AG Warendorf, Urteil vom 19.08.1997, AZ: 5 C 414/97
Platz 3
Vermieterin darf aus Wohnung getragen werden
Wie viel Eskalationspotenzial steckt eigentlich in einem Termin zur Überprüfung der Rauchmelder? Seit 2014 steht fest: Viel. So viel, dass sogar der Bundesgerichtshof (BGH) eingreifen musste. Eine Vermieterin ließ in einer Mietwohnung Rauchwarnmelder anbringen und warf anschließend persönlich einen Blick darauf. Vor Ort entschloss sie sich spontan, ihren Besuch auch auf die anderen Räume auszuweiten. Damit war der Mieter zwar gar nicht einverstanden, sie reagierte aber nicht auf den Protest nebst Aufforderungen, die Wohnung zu verlassen. Der Mieter griff zu einer unkonventionellen Methode und der Vermieterin kurzerhand unter die Arme: Er umfasste sie am Oberkörper und trug sie vor die Haustür, um ihr selbige vor der Nase zuzuschlagen. Kurz darauf erreichte ihn die fristlose Kündigung. Er zog vor Gericht und klagte sich durch alle Instanzen – mit Erfolg. Der BGH stellte fest: Die Vermieterin war zur Besichtigung der anderen Räume nicht berechtigt und hatte das Hausrecht des Mieters verletzt. Sie trug darum eine Mitschuld am Geschehen, obwohl der Mieter die Grenze der erlaubten Notwehr überschritten hatte. Das Mietverhältnis wurde fortgesetzt.

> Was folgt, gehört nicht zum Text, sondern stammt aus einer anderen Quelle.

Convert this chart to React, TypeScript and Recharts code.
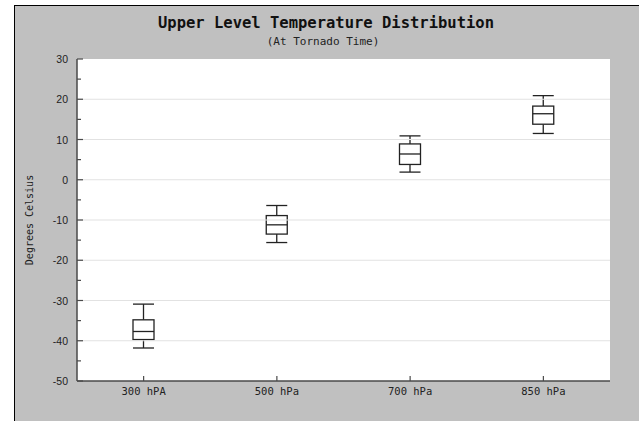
import React from 'react';
import { ComposedChart, Bar, XAxis, YAxis, ReferenceLine, ReferenceArea } from 'recharts';

// pressure levels and box stats (deg C)
const levels = ['300 hPA', '500 hPa', '700 hPa', '850 hPa'];
const whiskerLow = [-41.8, -15.6, 1.9, 11.5];
const quartile1 = [-39.7, -13.5, 3.8, 13.8];
const medians = [-37.7, -11.2, 6.4, 16.4];
const quartile3 = [-34.8, -8.9, 8.9, 18.3];
const whiskerHigh = [-30.9, -6.4, 10.9, 20.9];

const yTicks = [-50, -45, -40, -35, -30, -25, -20, -15, -10, -5, 0, 5, 10, 15, 20, 25, 30];
const gridValues = [-40, -30, -20, -10, 0, 10, 20];

const data = levels.map((name, i) => ({
  name,
  range: [whiskerLow[i], whiskerHigh[i]],
  low: whiskerLow[i],
  q1: quartile1[i],
  med: medians[i],
  q3: quartile3[i],
  high: whiskerHigh[i],
}));

const AXIS = '#4a4a4a';
const BOX = '#222';

const BoxShape = (props: any) => {
  const { x, y, width, height, payload } = props;
  if (payload == null) return null;
  const top = Math.min(y, y + height);
  const h = Math.abs(height);
  const span = payload.high - payload.low || 1;
  const py = (v: number) => top + ((payload.high - v) / span) * h;
  const cx = x + width / 2;
  return (
    <g stroke={BOX} strokeWidth={1.3} fill="none">
      <line x1={cx} x2={cx} y1={py(payload.high)} y2={py(payload.q3)} />
      <line x1={cx} x2={cx} y1={py(payload.q1)} y2={py(payload.low)} />
      <line x1={x} x2={x + width} y1={py(payload.high)} y2={py(payload.high)} />
      <line x1={x} x2={x + width} y1={py(payload.low)} y2={py(payload.low)} />
      <rect x={x} y={py(payload.q3)} width={width} height={py(payload.q1) - py(payload.q3)} fill="#fff" />
      <line x1={x} x2={x + width} y1={py(payload.med)} y2={py(payload.med)} />
    </g>
  );
};

const YTick = (props: any) => {
  const { x, y, payload } = props;
  const major = payload.value % 10 === 0;
  const ax = x + 9;
  return (
    <g>
      <line x1={ax} x2={ax + (major ? 6 : 4)} y1={y} y2={y} stroke={AXIS} strokeWidth={1.2} />
      {major && (
        <text x={x} y={y} dy={4} textAnchor="end" fontSize={10.5} fill="#222" fontFamily="Liberation Sans, Arial, sans-serif">
          {payload.value}
        </text>
      )}
    </g>
  );
};

const XTick = (props: any) => {
  const { x, y, payload } = props;
  const ay = y - 6;
  return (
    <g>
      <line x1={x} x2={x} y1={ay} y2={ay - 5} stroke={AXIS} strokeWidth={1.2} />
      <text x={x} y={y} dy={8} textAnchor="middle" fontSize={10.5} fill="#222" fontFamily="DejaVu Sans Mono, monospace">
        {payload.value}
      </text>
    </g>
  );
};

export default function App() {
  return (
    <div style={{ position: 'absolute', left: 0, top: 0, width: 639, height: 421, background: '#fff' }}>
      <div
        style={{
          position: 'absolute',
          left: 14,
          top: 5,
          width: 625,
          height: 416,
          boxSizing: 'border-box',
          background: '#c0c0c0',
          borderLeft: '1px solid #000',
          borderTop: '1px solid #000',
        }}
      />
      <div style={{ position: 'absolute', left: 0, top: 0 }}>
        <ComposedChart width={639} height={421} data={data} margin={{ top: 59, right: 29, bottom: 0, left: 0 }}>
          <XAxis
            dataKey="name"
            height={40}
            tickSize={0}
            tickMargin={6}
            tickLine={false}
            axisLine={{ stroke: AXIS, strokeWidth: 1.5 }}
            tick={<XTick />}
            interval={0}
          />
          <YAxis
            width={77}
            domain={[-50, 30]}
            ticks={yTicks}
            interval={0}
            tickSize={0}
            tickMargin={9}
            tickLine={false}
            axisLine={{ stroke: AXIS, strokeWidth: 1.5 }}
            tick={<YTick />}
          />
          <ReferenceArea y1={-50} y2={30} fill="#fff" fillOpacity={1} stroke="none" />
          {gridValues.map((v) => (
            <ReferenceLine key={v} y={v} stroke="#e2e2e2" strokeWidth={1.2} />
          ))}
          <Bar dataKey="range" barSize={21} shape={<BoxShape />} isAnimationActive={false} />
        </ComposedChart>
      </div>
      <svg width={639} height={421} style={{ position: 'absolute', left: 0, top: 0, pointerEvents: 'none' }}>
        <text x={326} y={28} textAnchor="middle" fontSize={15.5} fontWeight="bold" fill="#111" fontFamily="DejaVu Sans Mono, monospace">
          Upper Level Temperature Distribution
        </text>
        <text x={323} y={45} textAnchor="middle" fontSize={11} fill="#222" fontFamily="DejaVu Sans Mono, monospace">
          (At Tornado Time)
        </text>
        <text
          x={29}
          y={220}
          transform="rotate(-90 29 220)"
          textAnchor="middle"
          dominantBaseline="central"
          fontSize={10}
          fill="#222"
          fontFamily="DejaVu Sans Mono, monospace"
        >
          Degrees Celsius
        </text>
      </svg>
    </div>
  );
}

BGH, Urteil vom 04.06.2014, AZ: VIII ZR 289/13
Platz 2
Duschen im Stehen verboten
Im Jahr 2017 landeten Mieter und Vermieter vorm Landgericht Köln. Tatbestand: Die Mieter hatten im Stehen geduscht. Seit 1984 bewohnten sie eine Mietwohnung mit fensterlosem Bad, das über eine sogenannte „Kölner Lüftung“ belüftet wurde. Statt Dusche war eine Badewanne zur täglichen Körperpflege vorgesehen, die Wände waren aber nur halbhoch gefliest. Dadurch wurde auch regelmäßig die tapezierte Wand oberhalb der Fliesen bewässert. Statt vor Sauberkeit zu glänzen, reagierte die jedoch mit Schimmelbefall. Die Mieter verlangten nun die Beseitigung des ungebetenen Pilzes und eine Vollverfliesung, außerdem wollten sie die Miete mindern. Der Vermieter hielt dagegen, die Mieter hätten gar nicht im Stehen duschen dürfen und sich stets hinsetzen müssen. Und das Landgericht gab ihm Recht: Die Mieter hätten das Bad vertragswidrig genutzt und so die Mietsache beschädigt. Sie mussten nicht nur zahlen, sondern fortan auch im Sitzen duschen.
LG Köln, Urteil vom 24.02.2017, AZ: 1 S 32/15
Platz 1
Ungezieferbekämpfung durch taxifahrende Katze
„Ungezieferbekämpfung“ war auf der Nebenkostenabrechnung vermerkt. Höhe des Postens: 350 Euro. Die Mieter gaben sich mit dieser vagen Angabe nicht zufrieden und verlangten Auskunft vom Vermieter, worin genau diese „Ungezieferbekämpfung“ bestanden hätte. Wie sich daraufhin herausstellte, war damit die Ausmerzung von Mäusen gemeint, und das auf ganz traditionelle Weise: Der Vermieter hatte eine Katze angeschafft, die den nicht genehmigten Untermietern nahelegen sollte, einen Umzug in Betracht zu ziehen und das (Miez-) Haus zu verlassen. Doch damit nicht genug: Das Tier war eigens per Taxi angereist, wodurch die hohen Kosten zustande kamen. Die Mieter weigerten sich, für die Fahrt aufzukommen – zu Recht. Eine taxifahrende Katze ließ sich nicht mit den gesetzlichen Vorschriften vereinbaren.